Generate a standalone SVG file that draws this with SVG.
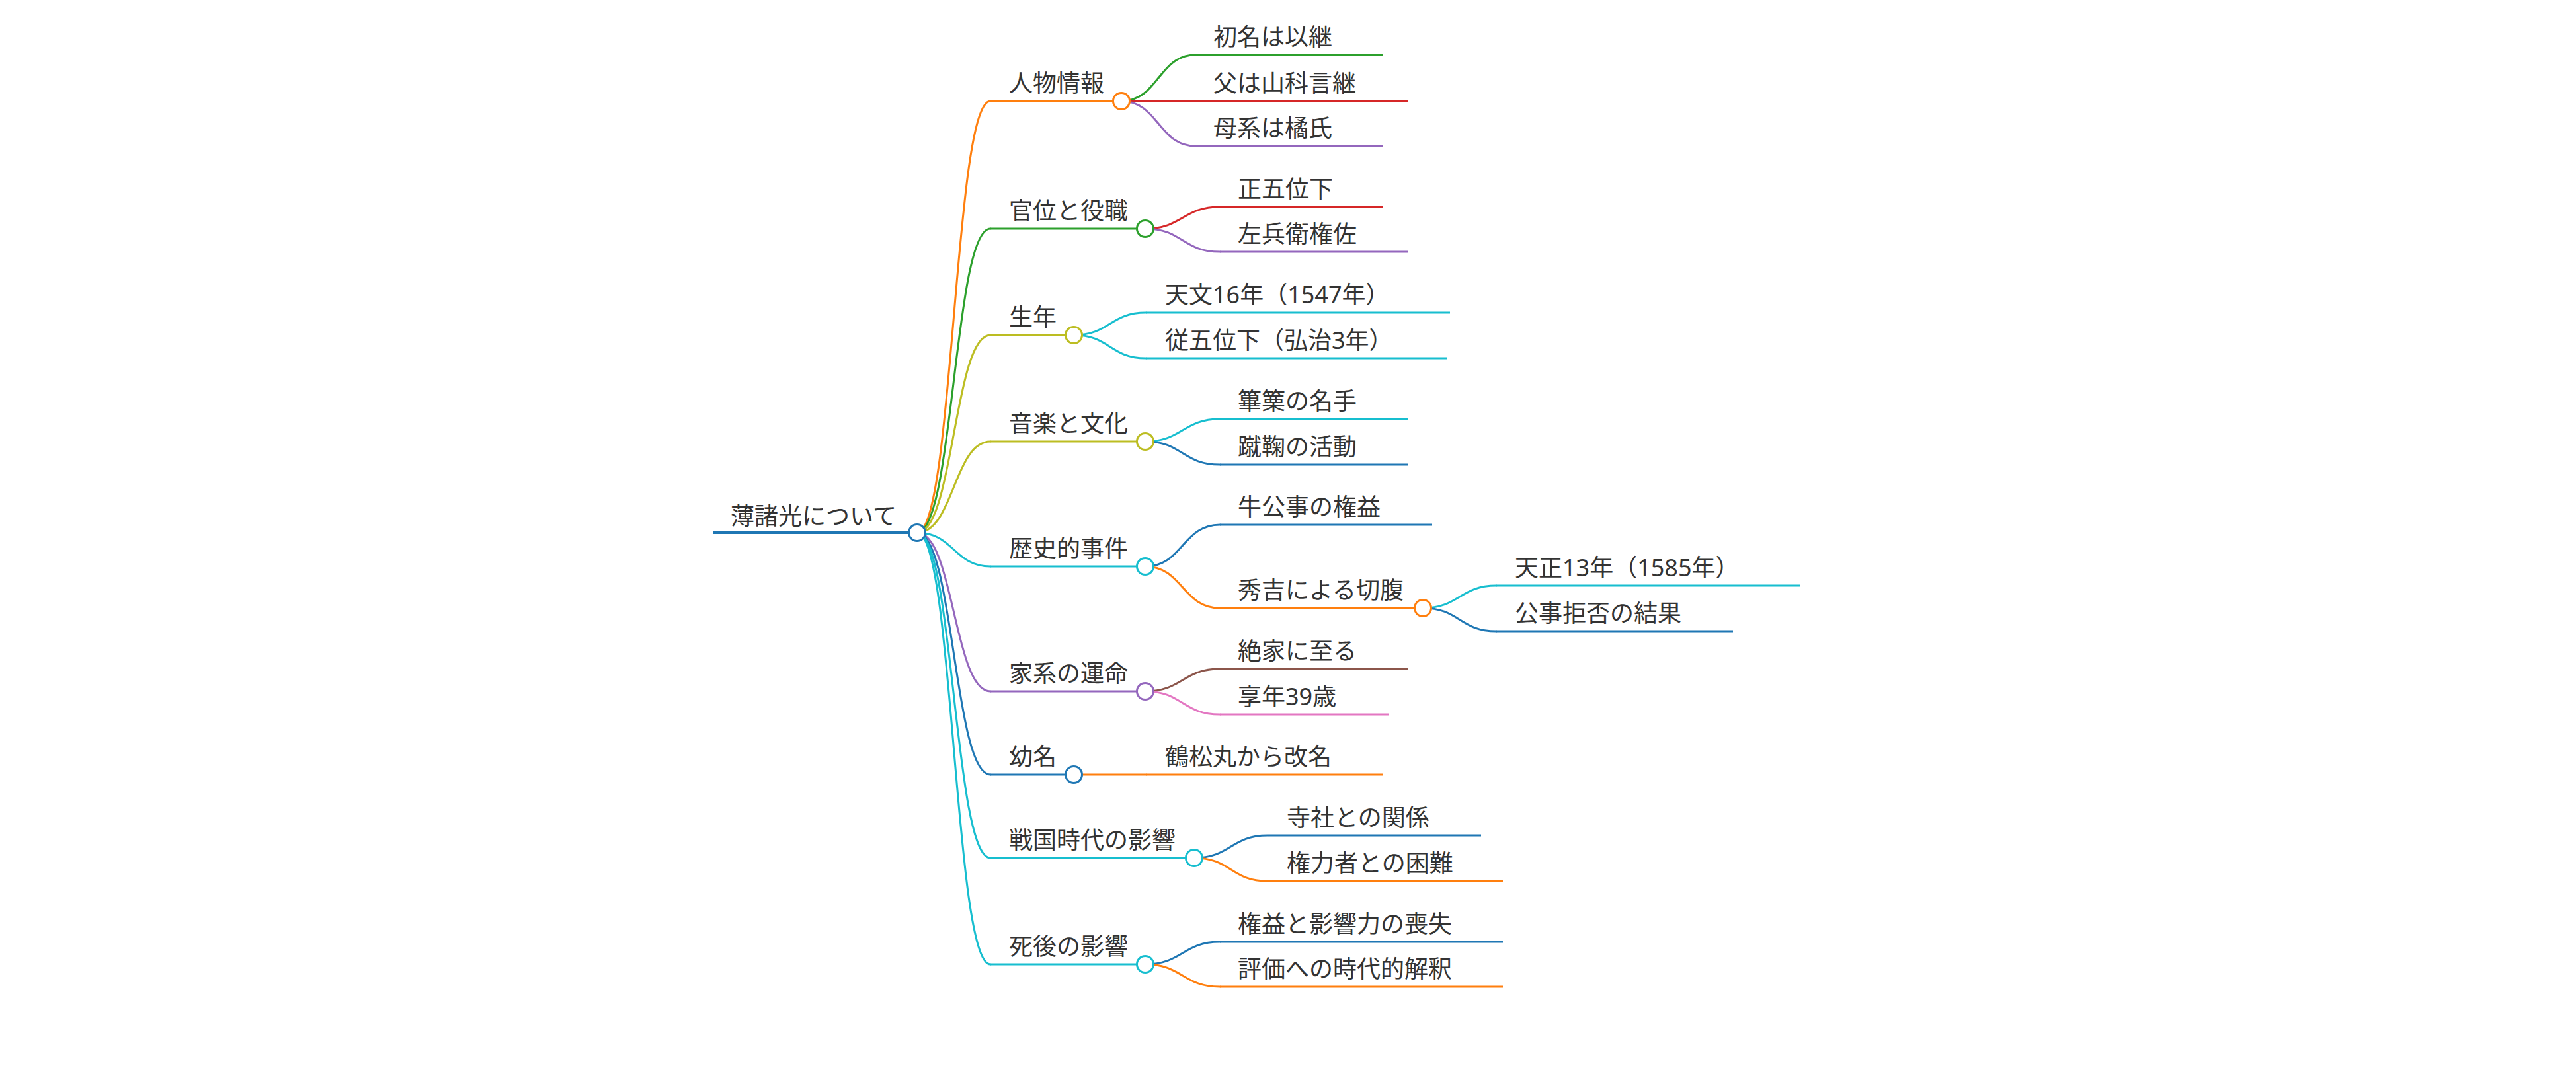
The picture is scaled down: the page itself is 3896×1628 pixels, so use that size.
<svg xmlns="http://www.w3.org/2000/svg" width="3896" height="1628" viewBox="0 0 3896 1628">
<style>
text{font-family:"Noto Sans","Noto Sans CJK JP",sans-serif;font-size:36px;fill:#333}
.l{fill:none;stroke-width:3;stroke-linecap:round}
.u{stroke-width:3}
.c{fill:#fff;stroke-width:3}
.blue{stroke:#1f77b4}.orange{stroke:#ff7f0e}.green{stroke:#2ca02c}.red{stroke:#d62728}.purple{stroke:#9467bd}.brown{stroke:#8c564b}.pink{stroke:#e377c2}.olive{stroke:#bcbd22}.cyan{stroke:#17becf}
</style>
<rect width="3896" height="1628" fill="#fff"/>
<g id="connectors">
<path class="l orange" d="M1387,806 C1442.5,806 1442.5,153 1498,153"/>
<path class="l green" d="M1387,806 C1442.5,806 1442.5,346 1498,346"/>
<path class="l olive" d="M1387,806 C1442.5,806 1442.5,507 1498,507"/>
<path class="l olive" d="M1387,806 C1442.5,806 1442.5,668 1498,668"/>
<path class="l cyan" d="M1387,806 C1442.5,806 1442.5,857 1498,857"/>
<path class="l purple" d="M1387,806 C1442.5,806 1442.5,1046 1498,1046"/>
<path class="l blue" d="M1387,806 C1442.5,806 1442.5,1172 1498,1172"/>
<path class="l cyan" d="M1387,806 C1442.5,806 1442.5,1298 1498,1298"/>
<path class="l cyan" d="M1387,806 C1442.5,806 1442.5,1459 1498,1459"/>
<path class="l green" d="M1696,153 C1752,153 1752,83 1808,83"/>
<path class="l red" d="M1696,153 L1808,153"/>
<path class="l purple" d="M1696,153 C1752,153 1752,221 1808,221"/>
<path class="l red" d="M1732,346 C1788.5,346 1788.5,313 1845,313"/>
<path class="l purple" d="M1732,346 C1788.5,346 1788.5,381 1845,381"/>
<path class="l cyan" d="M1624,507 C1678.5,507 1678.5,473 1733,473"/>
<path class="l cyan" d="M1624,507 C1678.5,507 1678.5,542 1733,542"/>
<path class="l cyan" d="M1732,668 C1788.5,668 1788.5,634 1845,634"/>
<path class="l blue" d="M1732,668 C1788.5,668 1788.5,703 1845,703"/>
<path class="l blue" d="M1732,857 C1788.5,857 1788.5,794 1845,794"/>
<path class="l orange" d="M1732,857 C1788.5,857 1788.5,920 1845,920"/>
<path class="l cyan" d="M2152,920 C2207.5,920 2207.5,886 2263,886"/>
<path class="l blue" d="M2152,920 C2207.5,920 2207.5,955 2263,955"/>
<path class="l brown" d="M1732,1046 C1788.5,1046 1788.5,1012 1845,1012"/>
<path class="l pink" d="M1732,1046 C1788.5,1046 1788.5,1081 1845,1081"/>
<path class="l orange" d="M1624,1172 L1733,1172"/>
<path class="l blue" d="M1806,1298 C1861.5,1298 1861.5,1264 1917,1264"/>
<path class="l orange" d="M1806,1298 C1861.5,1298 1861.5,1333 1917,1333"/>
<path class="l blue" d="M1732,1459 C1788.5,1459 1788.5,1425 1845,1425"/>
<path class="l orange" d="M1732,1459 C1788.5,1459 1788.5,1493 1845,1493"/>
</g>
<g id="root"><line class="blue" stroke-width="4" x1="1079" y1="806" x2="1387" y2="806"/><text x="1105" y="794">薄諸光について</text><circle class="c blue" cx="1387" cy="806" r="12.5"/></g>
<g id="n1"><line class="u orange" x1="1498" y1="153" x2="1696" y2="153"/><text x="1526" y="139">人物情報</text><circle class="c orange" cx="1696" cy="153" r="12.5"/></g>
<g id="n1a"><line class="u green" x1="1808" y1="83" x2="2092" y2="83"/><text x="1835" y="69">初名は以継</text></g>
<g id="n1b"><line class="u red" x1="1808" y1="153" x2="2129" y2="153"/><text x="1835" y="139">父は山科言継</text></g>
<g id="n1c"><line class="u purple" x1="1808" y1="221" x2="2092" y2="221"/><text x="1835" y="207">母系は橘氏</text></g>
<g id="n2"><line class="u green" x1="1498" y1="346" x2="1732" y2="346"/><text x="1526" y="332">官位と役職</text><circle class="c green" cx="1732" cy="346" r="12.5"/></g>
<g id="n2a"><line class="u red" x1="1845" y1="313" x2="2092" y2="313"/><text x="1872" y="299">正五位下</text></g>
<g id="n2b"><line class="u purple" x1="1845" y1="381" x2="2129" y2="381"/><text x="1872" y="367">左兵衛権佐</text></g>
<g id="n3"><line class="u olive" x1="1498" y1="507" x2="1624" y2="507"/><text x="1526" y="493">生年</text><circle class="c olive" cx="1624" cy="507" r="12.5"/></g>
<g id="n3a"><line class="u cyan" x1="1733" y1="473" x2="2193" y2="473"/><text x="1762" y="459">天文16年（1547年）</text></g>
<g id="n3b"><line class="u cyan" x1="1733" y1="542" x2="2188" y2="542"/><text x="1762" y="528">従五位下（弘治3年）</text></g>
<g id="n4"><line class="u olive" x1="1498" y1="668" x2="1732" y2="668"/><text x="1526" y="654">音楽と文化</text><circle class="c olive" cx="1732" cy="668" r="12.5"/></g>
<g id="n4a"><line class="u cyan" x1="1845" y1="634" x2="2129" y2="634"/><text x="1872" y="620">篳篥の名手</text></g>
<g id="n4b"><line class="u blue" x1="1845" y1="703" x2="2129" y2="703"/><text x="1872" y="689">蹴鞠の活動</text></g>
<g id="n5"><line class="u cyan" x1="1498" y1="857" x2="1732" y2="857"/><text x="1526" y="843">歴史的事件</text><circle class="c cyan" cx="1732" cy="857" r="12.5"/></g>
<g id="n5a"><line class="u blue" x1="1845" y1="794" x2="2166" y2="794"/><text x="1872" y="780">牛公事の権益</text></g>
<g id="n5b"><line class="u orange" x1="1845" y1="920" x2="2152" y2="920"/><text x="1872" y="906">秀吉による切腹</text><circle class="c orange" cx="2152" cy="920" r="12.5"/></g>
<g id="n5b1"><line class="u cyan" x1="2263" y1="886" x2="2723" y2="886"/><text x="2291" y="872">天正13年（1585年）</text></g>
<g id="n5b2"><line class="u blue" x1="2263" y1="955" x2="2621" y2="955"/><text x="2291" y="941">公事拒否の結果</text></g>
<g id="n6"><line class="u purple" x1="1498" y1="1046" x2="1732" y2="1046"/><text x="1526" y="1032">家系の運命</text><circle class="c purple" cx="1732" cy="1046" r="12.5"/></g>
<g id="n6a"><line class="u brown" x1="1845" y1="1012" x2="2129" y2="1012"/><text x="1872" y="998">絶家に至る</text></g>
<g id="n6b"><line class="u pink" x1="1845" y1="1081" x2="2101" y2="1081"/><text x="1872" y="1067">享年39歳</text></g>
<g id="n7"><line class="u blue" x1="1498" y1="1172" x2="1624" y2="1172"/><text x="1526" y="1158">幼名</text><circle class="c blue" cx="1624" cy="1172" r="12.5"/></g>
<g id="n7a"><line class="u orange" x1="1733" y1="1172" x2="2092" y2="1172"/><text x="1762" y="1158">鶴松丸から改名</text></g>
<g id="n8"><line class="u cyan" x1="1498" y1="1298" x2="1806" y2="1298"/><text x="1526" y="1284">戦国時代の影響</text><circle class="c cyan" cx="1806" cy="1298" r="12.5"/></g>
<g id="n8a"><line class="u blue" x1="1917" y1="1264" x2="2240" y2="1264"/><text x="1946" y="1250">寺社との関係</text></g>
<g id="n8b"><line class="u orange" x1="1917" y1="1333" x2="2273" y2="1333"/><text x="1946" y="1319">権力者との困難</text></g>
<g id="n9"><line class="u cyan" x1="1498" y1="1459" x2="1732" y2="1459"/><text x="1526" y="1445">死後の影響</text><circle class="c cyan" cx="1732" cy="1459" r="12.5"/></g>
<g id="n9a"><line class="u blue" x1="1845" y1="1425" x2="2273" y2="1425"/><text x="1872" y="1411">権益と影響力の喪失</text></g>
<g id="n9b"><line class="u orange" x1="1845" y1="1493" x2="2273" y2="1493"/><text x="1872" y="1479">評価への時代的解釈</text></g>
</svg>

* [Given instruction]: Return every line above in which the string "that" occurs.

* [Result of this exercise]:
Generate a standalone SVG file that draws this with SVG.
The picture is scaled down: the page itself is 3896×1628 pixels, so use that size.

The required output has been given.